República Argentina es una calle de alturas, con esa Torre de los Remedios cuyas escaleras ascendían los bomberos en una insólita carrera. Ahora es un Bussiness Center con vistas a Triana y a Bellavista. Pasan los autobuses del barrio: el 40 va a El Tardón, el 41 a Tablada. La Plaza de Cuba tiene cuatro torres de viviendas; tres de ellas las diseñó uno de sus vecinos, el arquitecto Luis Díaz del Río, aragonés de Berdún. Los afanes de vuelta por el puente de Los Remedios son similares a los de ida. La prisa de unos, la parsimonia de otros. La rutina y la novedad a veces se mueven por idénticos impulsos. Por eso, bien entendida es tan revolucionaria la rutina y mal pensada resulta tan empalagosa la novedad, prima hermana de la novelería. La costumbre es la media perfecta entre lo rutinario y lo novedoso. Nada está escrito. Mejor así. Por las faltas de ortografía.

El puente de Los Remedios es también el de los maestrantes. A la izquierda se divisa ese binomio que forman el Maestranza y la Maestranza. En uno, Carmen; en la otra, los toreros. El río es una pátina de tiempo. El Gran Señor de la ciudad. En la metáfora fluvial, a veces el pez chico se come al grande. La Torre del Oro tapa la vista de la Giralda, como si Sancho Panza eclipsara a don Quijote, que la llamó Giganta. Esa torre capicúa de 1221 siempre está ahí desde hace ocho siglos y cuatro años. Ha visto de todo. También es capicúa Inma Aguilera, la autora de la novela que lee la viajera del autobús que no se ha dado cuenta de la parada técnica. La escritora nació en Málaga en 1991, un año antes que el mayor de los Antetokounmpo, nubios de Atenas, cofradía de gigantes en un deporte donde no se pueden usar los pies.

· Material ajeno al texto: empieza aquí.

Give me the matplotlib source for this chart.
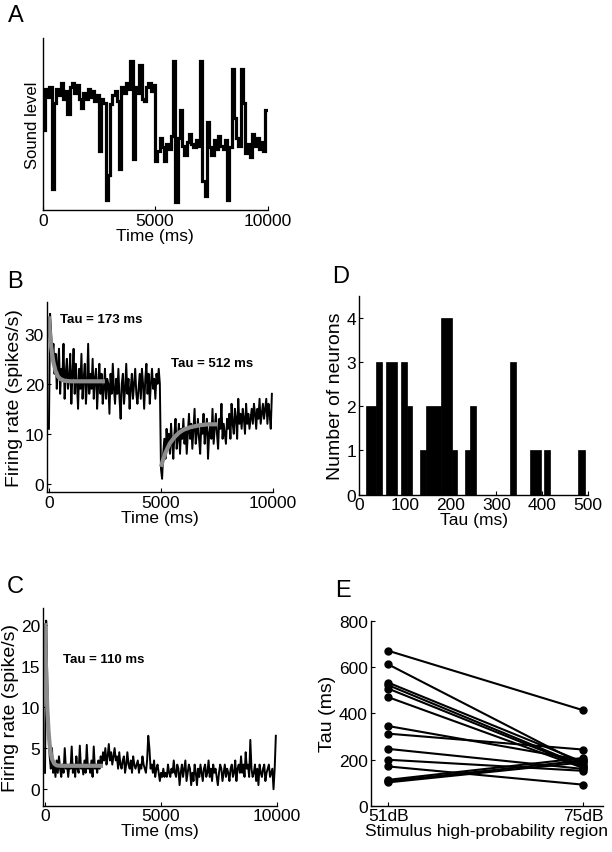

La noche anterior se me quedó grabado un vocablo de Pasapalabra. Vado. Aparece en el título del último libro de poemas del poeta y arquitecto Francisco Barrionuevo. Vado Permanente. Un título ideal para la ciudad levantada por las obras. El poeta fue delegado de Urbanismo con el alcalde Manuel del Valle. Sabe que las obras son una rutina que busca novedades. Clara Campoamor, con su libro abierto en la estatua que le dedicaron, parece la jefa de obras de una Cuesta del Rosario abierta en canal donde trabaja un enjambre de obreros como si no hubiera un mañana. También se ven vallas en la Alfalfa. Del dentista voy al dermatólogo. Sesión continua. Por Doña María Coronel esquina con Bustos Tavera pasa el C5, que es como el hijo pequeño del C4, un autobús de orfebrería que se mete por calles imposibles. El que pasa más cerca de Dueñas, donde habitaba una duquesa que da nombre a una glorieta donde se cogen todos los circulares de Tussam.